Set down all of the data exactly as it appears.
◆ ◆ ◆ ◆ ◆ ◆ ◆
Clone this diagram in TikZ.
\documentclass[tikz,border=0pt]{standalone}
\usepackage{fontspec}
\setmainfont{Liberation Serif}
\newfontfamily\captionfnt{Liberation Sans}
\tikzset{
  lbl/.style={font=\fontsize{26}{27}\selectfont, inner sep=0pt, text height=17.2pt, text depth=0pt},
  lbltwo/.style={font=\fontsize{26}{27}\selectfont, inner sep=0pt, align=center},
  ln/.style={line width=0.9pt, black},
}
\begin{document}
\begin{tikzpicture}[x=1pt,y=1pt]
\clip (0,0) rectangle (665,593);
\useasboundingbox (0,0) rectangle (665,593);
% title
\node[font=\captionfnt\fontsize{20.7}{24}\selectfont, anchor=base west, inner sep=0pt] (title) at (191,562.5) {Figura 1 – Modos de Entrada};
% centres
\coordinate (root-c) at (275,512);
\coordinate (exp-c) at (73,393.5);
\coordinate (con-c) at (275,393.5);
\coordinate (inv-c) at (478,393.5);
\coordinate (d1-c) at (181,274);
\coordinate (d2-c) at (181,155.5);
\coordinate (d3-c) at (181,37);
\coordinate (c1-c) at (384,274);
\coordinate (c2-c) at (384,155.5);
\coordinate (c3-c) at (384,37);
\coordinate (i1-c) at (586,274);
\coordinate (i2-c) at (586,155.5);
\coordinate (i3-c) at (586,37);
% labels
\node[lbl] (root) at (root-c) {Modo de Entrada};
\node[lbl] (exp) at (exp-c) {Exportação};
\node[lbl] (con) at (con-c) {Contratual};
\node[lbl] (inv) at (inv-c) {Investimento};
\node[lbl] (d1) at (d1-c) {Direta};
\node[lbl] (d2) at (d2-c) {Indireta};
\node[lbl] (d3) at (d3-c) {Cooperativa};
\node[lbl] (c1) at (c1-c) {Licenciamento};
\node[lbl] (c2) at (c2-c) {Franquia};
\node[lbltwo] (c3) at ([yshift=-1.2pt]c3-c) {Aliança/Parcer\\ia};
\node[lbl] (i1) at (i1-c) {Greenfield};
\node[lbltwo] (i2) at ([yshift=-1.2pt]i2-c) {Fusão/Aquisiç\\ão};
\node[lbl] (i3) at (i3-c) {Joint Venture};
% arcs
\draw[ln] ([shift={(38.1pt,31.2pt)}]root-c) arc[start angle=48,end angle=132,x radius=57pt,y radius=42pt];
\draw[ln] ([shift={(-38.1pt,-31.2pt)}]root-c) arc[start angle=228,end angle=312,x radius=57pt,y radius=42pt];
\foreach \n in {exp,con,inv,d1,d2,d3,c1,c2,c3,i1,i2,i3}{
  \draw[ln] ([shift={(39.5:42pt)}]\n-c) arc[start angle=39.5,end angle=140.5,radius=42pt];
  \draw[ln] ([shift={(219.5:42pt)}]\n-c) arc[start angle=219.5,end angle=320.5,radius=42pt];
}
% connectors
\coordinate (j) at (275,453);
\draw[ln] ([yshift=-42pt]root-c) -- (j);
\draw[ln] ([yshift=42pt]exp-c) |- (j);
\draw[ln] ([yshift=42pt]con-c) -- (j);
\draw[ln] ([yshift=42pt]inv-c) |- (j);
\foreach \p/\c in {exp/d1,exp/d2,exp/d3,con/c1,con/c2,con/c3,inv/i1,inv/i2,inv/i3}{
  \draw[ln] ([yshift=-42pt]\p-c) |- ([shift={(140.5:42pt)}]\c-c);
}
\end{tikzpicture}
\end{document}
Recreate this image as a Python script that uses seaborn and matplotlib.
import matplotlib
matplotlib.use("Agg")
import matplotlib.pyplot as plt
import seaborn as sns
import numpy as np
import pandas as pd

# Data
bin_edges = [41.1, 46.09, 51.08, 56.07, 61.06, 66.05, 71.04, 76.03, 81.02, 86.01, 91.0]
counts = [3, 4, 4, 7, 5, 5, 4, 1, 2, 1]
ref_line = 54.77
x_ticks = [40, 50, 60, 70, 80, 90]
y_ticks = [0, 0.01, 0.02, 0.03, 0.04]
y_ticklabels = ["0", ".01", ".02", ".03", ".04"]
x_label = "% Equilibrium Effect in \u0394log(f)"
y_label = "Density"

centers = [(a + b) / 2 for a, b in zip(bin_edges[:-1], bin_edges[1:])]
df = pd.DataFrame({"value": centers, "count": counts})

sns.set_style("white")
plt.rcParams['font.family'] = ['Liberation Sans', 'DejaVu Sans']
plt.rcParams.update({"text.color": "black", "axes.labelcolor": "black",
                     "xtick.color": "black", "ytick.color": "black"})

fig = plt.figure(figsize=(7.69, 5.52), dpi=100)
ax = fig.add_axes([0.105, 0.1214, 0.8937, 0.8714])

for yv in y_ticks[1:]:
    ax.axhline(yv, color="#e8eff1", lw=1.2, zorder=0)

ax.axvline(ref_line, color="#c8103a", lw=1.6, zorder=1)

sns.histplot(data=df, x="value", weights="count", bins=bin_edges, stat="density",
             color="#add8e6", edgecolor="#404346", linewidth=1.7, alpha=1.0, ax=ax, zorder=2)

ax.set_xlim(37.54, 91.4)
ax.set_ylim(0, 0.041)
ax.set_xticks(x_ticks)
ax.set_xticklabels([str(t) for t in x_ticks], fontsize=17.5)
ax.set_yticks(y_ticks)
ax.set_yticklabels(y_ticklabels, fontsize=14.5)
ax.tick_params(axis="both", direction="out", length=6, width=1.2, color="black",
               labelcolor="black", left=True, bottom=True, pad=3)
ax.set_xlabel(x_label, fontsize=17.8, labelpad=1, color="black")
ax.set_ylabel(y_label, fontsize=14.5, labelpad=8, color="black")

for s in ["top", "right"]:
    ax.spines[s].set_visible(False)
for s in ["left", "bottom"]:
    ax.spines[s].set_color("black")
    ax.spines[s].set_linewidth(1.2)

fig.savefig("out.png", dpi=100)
◆ ◆ ◆ ◆ ◆ ◆ ◆
Response:
Clone this diagram in TikZ.
\documentclass[tikz,border=0pt]{standalone}
\usepackage{fontspec}
\setmainfont{Liberation Serif}
\newfontfamily\captionfnt{Liberation Sans}
\tikzset{
  lbl/.style={font=\fontsize{26}{27}\selectfont, inner sep=0pt, text height=17.2pt, text depth=0pt},
  lbltwo/.style={font=\fontsize{26}{27}\selectfont, inner sep=0pt, align=center},
  ln/.style={line width=0.9pt, black},
}
\begin{document}
\begin{tikzpicture}[x=1pt,y=1pt]
\clip (0,0) rectangle (665,593);
\useasboundingbox (0,0) rectangle (665,593);
% title
\node[font=\captionfnt\fontsize{20.7}{24}\selectfont, anchor=base west, inner sep=0pt] (title) at (191,562.5) {Figura 1 – Modos de Entrada};
% centres
\coordinate (root-c) at (275,512);
\coordinate (exp-c) at (73,393.5);
\coordinate (con-c) at (275,393.5);
\coordinate (inv-c) at (478,393.5);
\coordinate (d1-c) at (181,274);
\coordinate (d2-c) at (181,155.5);
\coordinate (d3-c) at (181,37);
\coordinate (c1-c) at (384,274);
\coordinate (c2-c) at (384,155.5);
\coordinate (c3-c) at (384,37);
\coordinate (i1-c) at (586,274);
\coordinate (i2-c) at (586,155.5);
\coordinate (i3-c) at (586,37);
% labels
\node[lbl] (root) at (root-c) {Modo de Entrada};
\node[lbl] (exp) at (exp-c) {Exportação};
\node[lbl] (con) at (con-c) {Contratual};
\node[lbl] (inv) at (inv-c) {Investimento};
\node[lbl] (d1) at (d1-c) {Direta};
\node[lbl] (d2) at (d2-c) {Indireta};
\node[lbl] (d3) at (d3-c) {Cooperativa};
\node[lbl] (c1) at (c1-c) {Licenciamento};
\node[lbl] (c2) at (c2-c) {Franquia};
\node[lbltwo] (c3) at ([yshift=-1.2pt]c3-c) {Aliança/Parcer\\ia};
\node[lbl] (i1) at (i1-c) {Greenfield};
\node[lbltwo] (i2) at ([yshift=-1.2pt]i2-c) {Fusão/Aquisiç\\ão};
\node[lbl] (i3) at (i3-c) {Joint Venture};
% arcs
\draw[ln] ([shift={(38.1pt,31.2pt)}]root-c) arc[start angle=48,end angle=132,x radius=57pt,y radius=42pt];
\draw[ln] ([shift={(-38.1pt,-31.2pt)}]root-c) arc[start angle=228,end angle=312,x radius=57pt,y radius=42pt];
\foreach \n in {exp,con,inv,d1,d2,d3,c1,c2,c3,i1,i2,i3}{
  \draw[ln] ([shift={(39.5:42pt)}]\n-c) arc[start angle=39.5,end angle=140.5,radius=42pt];
  \draw[ln] ([shift={(219.5:42pt)}]\n-c) arc[start angle=219.5,end angle=320.5,radius=42pt];
}
% connectors
\coordinate (j) at (275,453);
\draw[ln] ([yshift=-42pt]root-c) -- (j);
\draw[ln] ([yshift=42pt]exp-c) |- (j);
\draw[ln] ([yshift=42pt]con-c) -- (j);
\draw[ln] ([yshift=42pt]inv-c) |- (j);
\foreach \p/\c in {exp/d1,exp/d2,exp/d3,con/c1,con/c2,con/c3,inv/i1,inv/i2,inv/i3}{
  \draw[ln] ([yshift=-42pt]\p-c) |- ([shift={(140.5:42pt)}]\c-c);
}
\end{tikzpicture}
\end{document}
Recreate this image as a Python script that uses seaborn and matplotlib.
import matplotlib
matplotlib.use("Agg")
import matplotlib.pyplot as plt
import seaborn as sns
import numpy as np
import pandas as pd

# Data
bin_edges = [41.1, 46.09, 51.08, 56.07, 61.06, 66.05, 71.04, 76.03, 81.02, 86.01, 91.0]
counts = [3, 4, 4, 7, 5, 5, 4, 1, 2, 1]
ref_line = 54.77
x_ticks = [40, 50, 60, 70, 80, 90]
y_ticks = [0, 0.01, 0.02, 0.03, 0.04]
y_ticklabels = ["0", ".01", ".02", ".03", ".04"]
x_label = "% Equilibrium Effect in \u0394log(f)"
y_label = "Density"

centers = [(a + b) / 2 for a, b in zip(bin_edges[:-1], bin_edges[1:])]
df = pd.DataFrame({"value": centers, "count": counts})

sns.set_style("white")
plt.rcParams['font.family'] = ['Liberation Sans', 'DejaVu Sans']
plt.rcParams.update({"text.color": "black", "axes.labelcolor": "black",
                     "xtick.color": "black", "ytick.color": "black"})

fig = plt.figure(figsize=(7.69, 5.52), dpi=100)
ax = fig.add_axes([0.105, 0.1214, 0.8937, 0.8714])

for yv in y_ticks[1:]:
    ax.axhline(yv, color="#e8eff1", lw=1.2, zorder=0)

ax.axvline(ref_line, color="#c8103a", lw=1.6, zorder=1)

sns.histplot(data=df, x="value", weights="count", bins=bin_edges, stat="density",
             color="#add8e6", edgecolor="#404346", linewidth=1.7, alpha=1.0, ax=ax, zorder=2)

ax.set_xlim(37.54, 91.4)
ax.set_ylim(0, 0.041)
ax.set_xticks(x_ticks)
ax.set_xticklabels([str(t) for t in x_ticks], fontsize=17.5)
ax.set_yticks(y_ticks)
ax.set_yticklabels(y_ticklabels, fontsize=14.5)
ax.tick_params(axis="both", direction="out", length=6, width=1.2, color="black",
               labelcolor="black", left=True, bottom=True, pad=3)
ax.set_xlabel(x_label, fontsize=17.8, labelpad=1, color="black")
ax.set_ylabel(y_label, fontsize=14.5, labelpad=8, color="black")

for s in ["top", "right"]:
    ax.spines[s].set_visible(False)
for s in ["left", "bottom"]:
    ax.spines[s].set_color("black")
    ax.spines[s].set_linewidth(1.2)

fig.savefig("out.png", dpi=100)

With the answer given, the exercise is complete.